● Your objective
From the entries below, reproduce exactly the lines from the one with "Write the matplotlib code for this chart." through the one with "3477, 3466, 3488, 3529, 3465, 3489, 3508, 3489, 3498, 3512]", both included, without images.

Plotting code records
+===+

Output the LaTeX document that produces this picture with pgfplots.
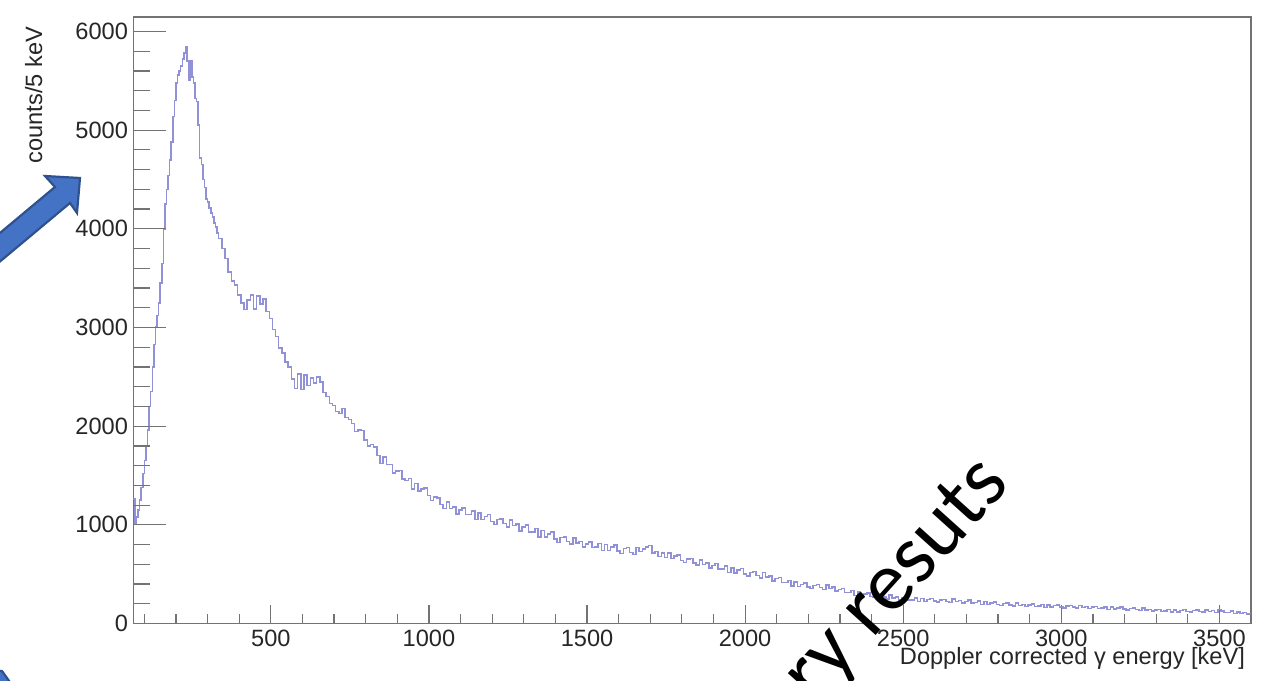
\documentclass[border=0pt]{standalone}
\usepackage{pgfplots}
\pgfplotsset{compat=1.18}
\usepackage{fontspec}
\setmainfont{Liberation Sans}
\newfontfamily\calibri{Carlito}
\definecolor{histc}{RGB}{145,145,215}
\definecolor{axc}{RGB}{115,115,115}
\definecolor{arrowfill}{RGB}{68,114,196}
\definecolor{arrowline}{RGB}{47,82,143}
\newcommand{\tickfont}{\fontsize{11.8}{13}\selectfont}

\pgfplotstableread{
E C
65 1260
70 1020
75 1080
80 1150
85 1250
90 1380
95 1520
100 1650
105 1800
110 1960
115 2200
120 2350
125 2600
130 2830
135 3010
140 3120
145 3250
150 3450
155 3650
160 4000
165 4250
170 4400
175 4540
180 4700
185 4880
190 5140
195 5300
200 5480
205 5560
210 5600
215 5650
220 5720
225 5780
230 5850
235 5700
240 5510
245 5700
250 5540
255 5480
260 5320
265 5290
270 5050
275 4720
280 4650
285 4500
290 4420
295 4300
300 4270
305 4210
310 4160
315 4120
320 4060
325 4020
330 3960
335 3900
345 3800
355 3700
365 3560
375 3470
385 3430
395 3330
405 3250
415 3180
425 3280
435 3330
445 3190
455 3320
465 3240
475 3290
485 3160
495 3090
505 2980
515 2910
525 2790
535 2740
545 2650
555 2600
565 2480
575 2380
585 2530
595 2370
605 2520
615 2410
625 2490
635 2440
645 2500
655 2450
665 2340
675 2300
685 2230
695 2210
705 2150
715 2130
725 2180
735 2090
745 2070
755 2025
765 1945
775 1960
785 1955
795 1860
805 1800
815 1815
825 1790
835 1705
845 1620
855 1685
865 1610
875 1610
885 1525
895 1545
905 1550
915 1465
925 1450
935 1470
945 1365
955 1420
965 1345
975 1365
985 1375
995 1295
1005 1245
1015 1280
1025 1270
1035 1205
1045 1165
1055 1230
1065 1165
1075 1180
1085 1110
1095 1148
1105 1170
1115 1103
1125 1105
1135 1142
1145 1054
1155 1121
1165 1056
1175 1086
1185 1106
1195 1036
1205 1001
1215 1053
1225 1060
1235 1012
1245 979
1255 1051
1265 993
1275 1009
1285 940
1295 976
1305 997
1315 928
1325 929
1335 965
1345 875
1355 941
1365 876
1375 906
1385 926
1395 856
1405 822
1415 870
1425 878
1435 831
1445 804
1455 867
1465 815
1475 833
1485 773
1495 808
1505 828
1515 768
1525 773
1535 813
1545 738
1555 800
1565 740
1575 775
1585 795
1595 735
1605 710
1615 759
1625 768
1635 722
1645 698
1655 770
1665 728
1675 757
1685 775
1695 792
1705 715
1715 732
1725 680
1735 715
1745 669
1755 713
1765 660
1775 682
1785 694
1795 641
1805 618
1815 652
1825 657
1835 614
1845 591
1855 645
1865 599
1875 612
1885 561
1895 589
1905 606
1915 551
1925 553
1935 583
1945 517
1955 565
1965 514
1975 540
1985 556
1995 504
2005 483
2015 518
2025 525
2035 485
2045 462
2055 515
2065 469
2075 481
2085 430
2095 454
2105 464
2115 416
2125 416
2135 438
2145 380
2155 420
2165 374
2175 394
2185 409
2195 370
2205 354
2215 386
2225 393
2235 363
2245 346
2255 390
2265 355
2275 368
2285 328
2295 346
2305 357
2315 314
2325 316
2335 335
2345 285
2355 319
2365 280
2375 298
2385 310
2395 275
2405 262
2415 286
2425 291
2435 267
2445 250
2455 287
2465 259
2475 268
2485 237
2495 256
2505 267
2515 237
2525 240
2535 259
2545 223
2555 253
2565 225
2575 243
2585 255
2595 226
2605 216
2615 240
2625 245
2635 225
2645 214
2655 247
2665 224
2675 233
2685 206
2695 224
2705 236
2715 208
2725 211
2735 227
2745 192
2755 221
2765 195
2775 209
2785 219
2795 193
2805 182
2815 203
2825 207
2835 188
2845 176
2855 206
2865 185
2875 194
2885 170
2895 186
2905 196
2915 172
2925 175
2935 192
2945 161
2955 188
2965 165
2975 180
2985 190
2995 167
3005 157
3015 177
3025 182
3035 165
3045 155
3055 183
3065 164
3075 172
3085 150
3095 165
3105 173
3115 152
3125 155
3135 169
3145 142
3155 166
3165 145
3175 159
3185 166
3195 146
3205 136
3215 153
3225 158
3235 141
3245 131
3255 156
3265 138
3275 144
3285 125
3295 137
3305 144
3315 124
3325 126
3335 140
3345 116
3355 138
3365 119
3375 132
3385 141
3395 122
3405 116
3415 133
3425 137
3435 123
3445 115
3455 139
3465 124
3475 131
3485 113
3495 142
3505 126
3515 112
3525 114
3535 126
3545 101
3555 118
3565 99
3575 110
3585 98
3595 103
3600 103
}\histdata

\begin{document}
\begin{tikzpicture}[x=1pt,y=1pt]
\path[use as bounding box] (0,0) rectangle (630.5,340);
\clip (0,0) rectangle (630.5,340);
\pgfplotsset{
  common/.style={
    at={(66.65pt,28.25pt)}, anchor=south west,
    scale only axis, width=558.85pt, height=303.25pt,
    xmin=65, xmax=3600, ymin=0, ymax=6147,
    tick align=inside, tick pos=left,
    every tick/.style={axc, line width=0.6pt},
    scaled ticks=false,
    /pgf/number format/1000 sep={},
    /pgf/number format/assume math mode=true,
    ticklabel style={font=\tickfont, text=black!85},
  }
}
\begin{axis}[common,
  axis line style={axc, line width=0.7pt},
  xtick={0,500,...,3500}, minor x tick num=4,
  ytick=\empty,
  major tick length=9.5pt, minor tick length=5pt,
  xticklabel style={inner sep=3pt},
]
\addplot[const plot, histc, line width=0.75pt] table[x=E, y=C] {\histdata};
\end{axis}
\begin{axis}[common,
  axis line style={draw=none},
  xtick=\empty,
  ytick={0,1000,...,6000}, minor y tick num=4,
  major tick length=16.5pt, minor tick length=8.5pt,
  yticklabel style={inner sep=2.5pt},
]
\end{axis}
\node[rotate=90, anchor=base east, font=\tickfont, text=black!85] at (21,330) {counts/5 keV};
\node[anchor=base east, font=\tickfont, text=black!85] at (626,8) {Doppler corrected γ energy [keV]};
\begin{scope}[x=0.5pt, y=-0.5pt, shift={(0pt,340pt)}]
\filldraw[fill=arrowfill, draw=arrowline, line width=1.1pt, line join=miter]
  (80,178) -- (45,176) -- (55,187) -- (-30,258) -- (-15,274) -- (70,203) -- (77,213) -- cycle;
\filldraw[fill=arrowfill, draw=arrowline, line width=1.1pt, line join=round]
  (-10,670) -- (2,671) -- (12,685) -- (-10,685) -- cycle;
\node[rotate=48, anchor=base east, font=\calibri\fontsize{42}{50}\selectfont, text=black, inner sep=0pt] at (1012,485) {Preliminary resuts};
\end{scope}
\end{tikzpicture}
\end{document}
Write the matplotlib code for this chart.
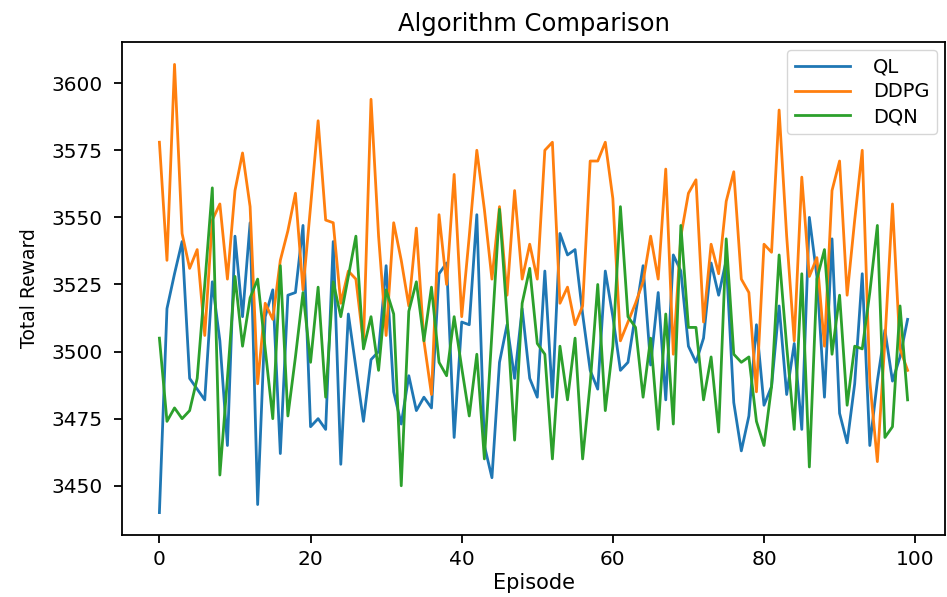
import matplotlib
matplotlib.use("Agg")
import matplotlib.pyplot as plt
import numpy as np

episodes = list(range(100))

ql = [3440, 3516, 3529, 3541, 3490, 3486, 3482, 3526, 3504, 3465,
      3543, 3513, 3548, 3443, 3513, 3523, 3462, 3521, 3522, 3547,
      3472, 3475, 3471, 3541, 3458, 3514, 3494, 3474, 3497, 3500,
      3532, 3485, 3473, 3491, 3478, 3483, 3479, 3529, 3533, 3468,
      3511, 3510, 3551, 3465, 3453, 3496, 3510, 3490, 3516, 3490,
      3483, 3530, 3483, 3544, 3536, 3538, 3514, 3493, 3486, 3530,
      3513, 3493, 3496, 3514, 3532, 3495, 3522, 3482, 3536, 3530,
      3502, 3496, 3505, 3533, 3521, 3534, 3481, 3463, 3476, 3510,
      3480, 3487, 3517, 3484, 3503, 3471, 3550, 3528, 3483, 3542,
      3477, 3466, 3488, 3529, 3465, 3489, 3508, 3489, 3498, 3512]

ddpg = [3578, 3534, 3607, 3544, 3531, 3538, 3506, 3549, 3555, 3527,
        3560, 3574, 3554, 3488, 3518, 3512, 3534, 3545, 3559, 3523,
        3554, 3586, 3549, 3548, 3518, 3530, 3527, 3503, 3594, 3543,
        3506, 3548, 3534, 3517, 3546, 3504, 3484, 3551, 3525, 3566,
        3513, 3543, 3575, 3553, 3527, 3554, 3521, 3560, 3527, 3540,
        3527, 3575, 3578, 3518, 3524, 3510, 3517, 3571, 3571, 3578,
        3557, 3504, 3511, 3518, 3526, 3543, 3527, 3568, 3499, 3543,
        3559, 3564, 3511, 3540, 3529, 3556, 3567, 3527, 3522, 3485,
        3540, 3537, 3590, 3543, 3504, 3565, 3528, 3535, 3502, 3560,
        3571, 3521, 3549, 3575, 3489, 3459, 3504, 3555, 3501, 3493]

dqn = [3505, 3474, 3479, 3475, 3478, 3490, 3525, 3561, 3454, 3490,
       3528, 3502, 3520, 3527, 3501, 3475, 3532, 3476, 3498, 3522,
       3496, 3524, 3483, 3526, 3513, 3528, 3543, 3501, 3513, 3493,
       3523, 3514, 3450, 3515, 3526, 3504, 3524, 3496, 3491, 3513,
       3494, 3476, 3499, 3460, 3507, 3553, 3513, 3467, 3518, 3531,
       3503, 3499, 3460, 3502, 3482, 3505, 3460, 3488, 3525, 3478,
       3502, 3554, 3513, 3509, 3483, 3505, 3471, 3514, 3473, 3547,
       3509, 3509, 3482, 3498, 3470, 3542, 3499, 3496, 3498, 3474,
       3465, 3487, 3536, 3502, 3471, 3529, 3457, 3527, 3538, 3499,
       3521, 3480, 3502, 3501, 3522, 3547, 3468, 3472, 3517, 3482]

labels = ["QL", "DDPG", "DQN"]

W, H = 947, 597
fig = plt.figure(figsize=(W / 100, H / 100), dpi=100)
ax = fig.add_axes([122 / W, (H - 535) / H, (945 - 122) / W, (535 - 42) / H])

for series, lab, col in zip([ql, ddpg, dqn], labels, ["#1f77b4", "#ff7f0e", "#2ca02c"]):
    ax.plot(episodes, series, label=lab, color=col, linewidth=2.0)

ax.set_title("Algorithm Comparison", fontsize=17.5, pad=8)
ax.set_xlabel("Episode", fontsize=15, labelpad=3)
ax.set_ylabel("Total Reward", fontsize=13.5, labelpad=9)
ax.tick_params(axis="both", labelsize=14.5, length=6, width=1.3)
ax.tick_params(axis="y", pad=8)
ax.tick_params(axis="x", pad=5)
ax.set_xticks([0, 20, 40, 60, 80, 100])
ax.set_yticks([3450, 3475, 3500, 3525, 3550, 3575, 3600])
for s in ax.spines.values():
    s.set_linewidth(1.3)
ax.legend(loc="upper right", fontsize=14, handlelength=2.8, borderaxespad=0.4,
          labelspacing=0.3, handletextpad=1.2)

fig.savefig("out.png", dpi=100)
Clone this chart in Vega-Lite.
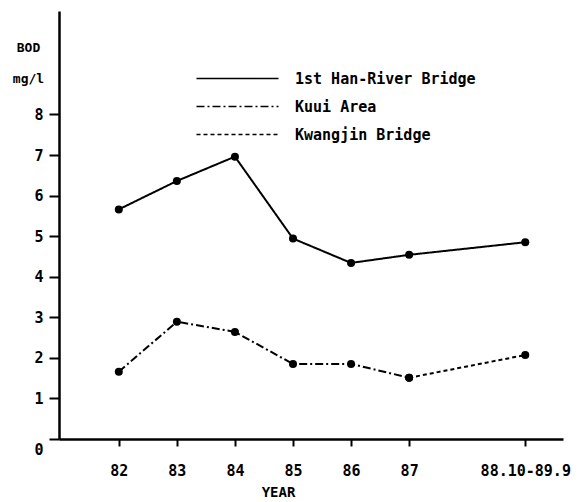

+===+

● Solved exercise
Write the matplotlib code for this chart.
import matplotlib
matplotlib.use("Agg")
import matplotlib.pyplot as plt
import numpy as np

episodes = list(range(100))

ql = [3440, 3516, 3529, 3541, 3490, 3486, 3482, 3526, 3504, 3465,
      3543, 3513, 3548, 3443, 3513, 3523, 3462, 3521, 3522, 3547,
      3472, 3475, 3471, 3541, 3458, 3514, 3494, 3474, 3497, 3500,
      3532, 3485, 3473, 3491, 3478, 3483, 3479, 3529, 3533, 3468,
      3511, 3510, 3551, 3465, 3453, 3496, 3510, 3490, 3516, 3490,
      3483, 3530, 3483, 3544, 3536, 3538, 3514, 3493, 3486, 3530,
      3513, 3493, 3496, 3514, 3532, 3495, 3522, 3482, 3536, 3530,
      3502, 3496, 3505, 3533, 3521, 3534, 3481, 3463, 3476, 3510,
      3480, 3487, 3517, 3484, 3503, 3471, 3550, 3528, 3483, 3542,
      3477, 3466, 3488, 3529, 3465, 3489, 3508, 3489, 3498, 3512]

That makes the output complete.